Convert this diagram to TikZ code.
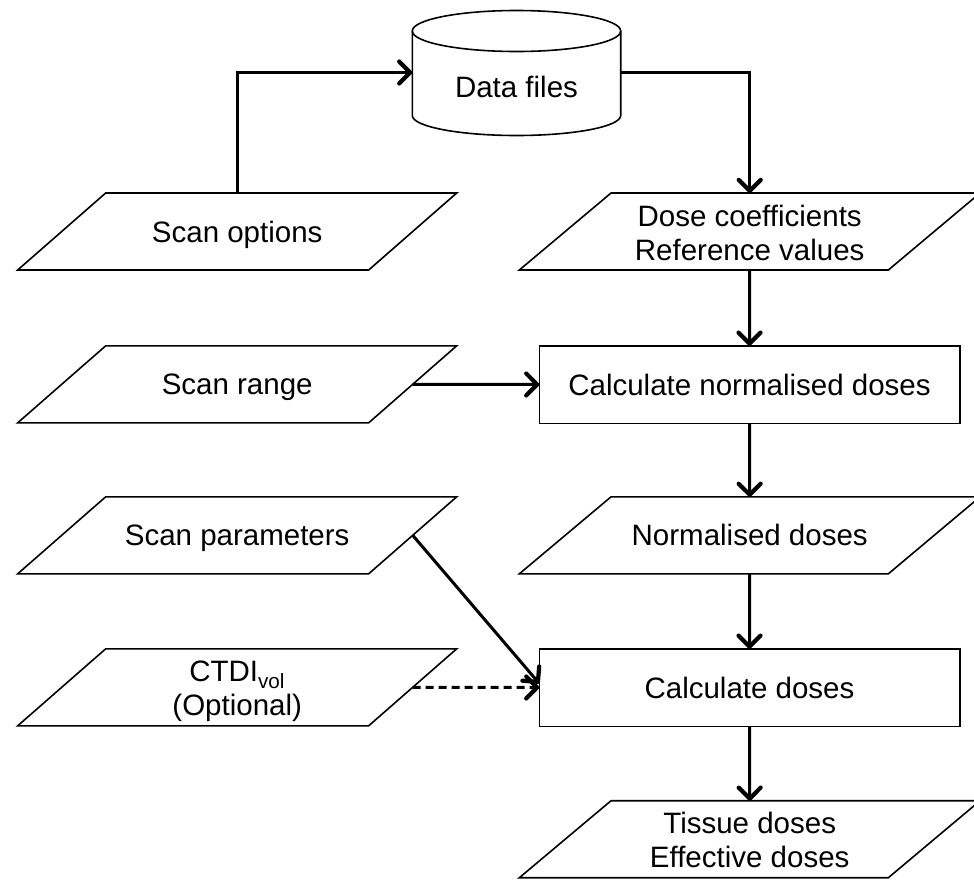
\documentclass[tikz,border=0pt]{standalone}
\usepackage{fontspec}
\setmainfont{Liberation Sans}
\usetikzlibrary{arrows.meta}
\newcommand\drawpara[2]{%
  \draw[boxline] (#1.south west) -- ([xshift=#2]#1.north west) -- (#1.north east) -- ([xshift=-#2]#1.south east) -- cycle;}
\begin{document}
\begin{tikzpicture}[x=1pt,y=-1pt,
  every node/.style={font=\fontsize{29.5}{34}\selectfont, align=center, inner sep=0pt, outer sep=0pt},
  oneline/.style={text height=21.2pt, text depth=0pt},
  twoline/.style={text height=57pt, text depth=0pt},
  boxline/.style={draw=black, line width=1.6pt, line join=miter},
  lpara/.style={rectangle, minimum width=439pt, minimum height=77pt},
  rpara/.style={rectangle, minimum width=460.7pt, minimum height=77pt},
  procbox/.style={boxline, rectangle, minimum width=420.4pt, minimum height=77.6pt, oneline},
  flow/.style={line width=3pt, -{Straight Barb[length=11pt,width=22pt,line width=4.2pt,round]}},
]
\path[use as bounding box, clip] (0,0) rectangle (974,879);
\fill[white] (0,0) rectangle (974,879);

% cylinder
\draw[boxline, fill=white] (412.3,31) -- (412.3,115.5) arc[start angle=180, end angle=0, x radius=104.2, y radius=20] -- (620.7,31);
\draw[boxline] (516.5,31) ellipse [x radius=104.2, y radius=20.5];
\node[minimum width=208.4pt, minimum height=84.5pt] (data) at (516.5,72.5) {};
\node[oneline] (datalabel) at (516.5,86.5) {Data files};

% inputs (left)
\node[lpara, oneline] (so) at (237.2,231.5) {Scan options};
\node[lpara, oneline] (sr) at (237.2,384.3) {Scan range};
\node[lpara, oneline] (sp) at (237.2,535.3) {Scan parameters};
\node[lpara, twoline] (ct) at (237.2,687.3) {CTDI\textsubscript{vol}\\(Optional)};
\foreach \n in {so,sr,sp,ct} {\drawpara{\n}{88pt}}

% right column
\node[rpara, twoline] (dc) at (749.7,231.5) {Dose coefficients\\Reference values};
\node[procbox] (cn) at (749.5,384.5) {Calculate normalised doses};
\node[rpara, oneline] (nd) at (749.7,535.3) {Normalised doses};
\node[procbox] (cd) at (749.5,687.5) {Calculate doses};
\node[rpara, twoline] (td) at (749.7,839.2) {Tissue doses\\Effective doses};
\foreach \n in {dc,nd,td} {\drawpara{\n}{91.7pt}}

% connectors
\draw[flow] (so.north) |- (data.west);
\draw[flow] (data.east) -| (dc.north);
\draw[flow] (dc.south) -- (cn.north);
\draw[flow] ([xshift=-44pt]sr.east) -- (cn.west);
\draw[flow] (cn.south) -- (nd.north);
\draw[flow] (nd.south) -- (cd.north);
\draw[flow] ([xshift=-44pt]sp.east) -- ([yshift=4pt]cd.west);
\draw[flow, dash pattern=on 8pt off 5pt] ([xshift=-44pt]ct.east) -- (cd.west);
\draw[flow] (cd.south) -- (td.north);
\end{tikzpicture}
\end{document}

######

Quote the data above in full and without alteration; skip the pictures.

▶ _TASK OUTPUT_:
Convert this diagram to TikZ code.
\documentclass[tikz,border=0pt]{standalone}
\usepackage{fontspec}
\setmainfont{Liberation Sans}
\usetikzlibrary{arrows.meta}
\newcommand\drawpara[2]{%
  \draw[boxline] (#1.south west) -- ([xshift=#2]#1.north west) -- (#1.north east) -- ([xshift=-#2]#1.south east) -- cycle;}
\begin{document}
\begin{tikzpicture}[x=1pt,y=-1pt,
  every node/.style={font=\fontsize{29.5}{34}\selectfont, align=center, inner sep=0pt, outer sep=0pt},
  oneline/.style={text height=21.2pt, text depth=0pt},
  twoline/.style={text height=57pt, text depth=0pt},
  boxline/.style={draw=black, line width=1.6pt, line join=miter},
  lpara/.style={rectangle, minimum width=439pt, minimum height=77pt},
  rpara/.style={rectangle, minimum width=460.7pt, minimum height=77pt},
  procbox/.style={boxline, rectangle, minimum width=420.4pt, minimum height=77.6pt, oneline},
  flow/.style={line width=3pt, -{Straight Barb[length=11pt,width=22pt,line width=4.2pt,round]}},
]
\path[use as bounding box, clip] (0,0) rectangle (974,879);
\fill[white] (0,0) rectangle (974,879);

% cylinder
\draw[boxline, fill=white] (412.3,31) -- (412.3,115.5) arc[start angle=180, end angle=0, x radius=104.2, y radius=20] -- (620.7,31);
\draw[boxline] (516.5,31) ellipse [x radius=104.2, y radius=20.5];
\node[minimum width=208.4pt, minimum height=84.5pt] (data) at (516.5,72.5) {};
\node[oneline] (datalabel) at (516.5,86.5) {Data files};

% inputs (left)
\node[lpara, oneline] (so) at (237.2,231.5) {Scan options};
\node[lpara, oneline] (sr) at (237.2,384.3) {Scan range};
\node[lpara, oneline] (sp) at (237.2,535.3) {Scan parameters};
\node[lpara, twoline] (ct) at (237.2,687.3) {CTDI\textsubscript{vol}\\(Optional)};
\foreach \n in {so,sr,sp,ct} {\drawpara{\n}{88pt}}

% right column
\node[rpara, twoline] (dc) at (749.7,231.5) {Dose coefficients\\Reference values};
\node[procbox] (cn) at (749.5,384.5) {Calculate normalised doses};
\node[rpara, oneline] (nd) at (749.7,535.3) {Normalised doses};
\node[procbox] (cd) at (749.5,687.5) {Calculate doses};
\node[rpara, twoline] (td) at (749.7,839.2) {Tissue doses\\Effective doses};
\foreach \n in {dc,nd,td} {\drawpara{\n}{91.7pt}}

% connectors
\draw[flow] (so.north) |- (data.west);
\draw[flow] (data.east) -| (dc.north);
\draw[flow] (dc.south) -- (cn.north);
\draw[flow] ([xshift=-44pt]sr.east) -- (cn.west);
\draw[flow] (cn.south) -- (nd.north);
\draw[flow] (nd.south) -- (cd.north);
\draw[flow] ([xshift=-44pt]sp.east) -- ([yshift=4pt]cd.west);
\draw[flow, dash pattern=on 8pt off 5pt] ([xshift=-44pt]ct.east) -- (cd.west);
\draw[flow] (cd.south) -- (td.north);
\end{tikzpicture}
\end{document}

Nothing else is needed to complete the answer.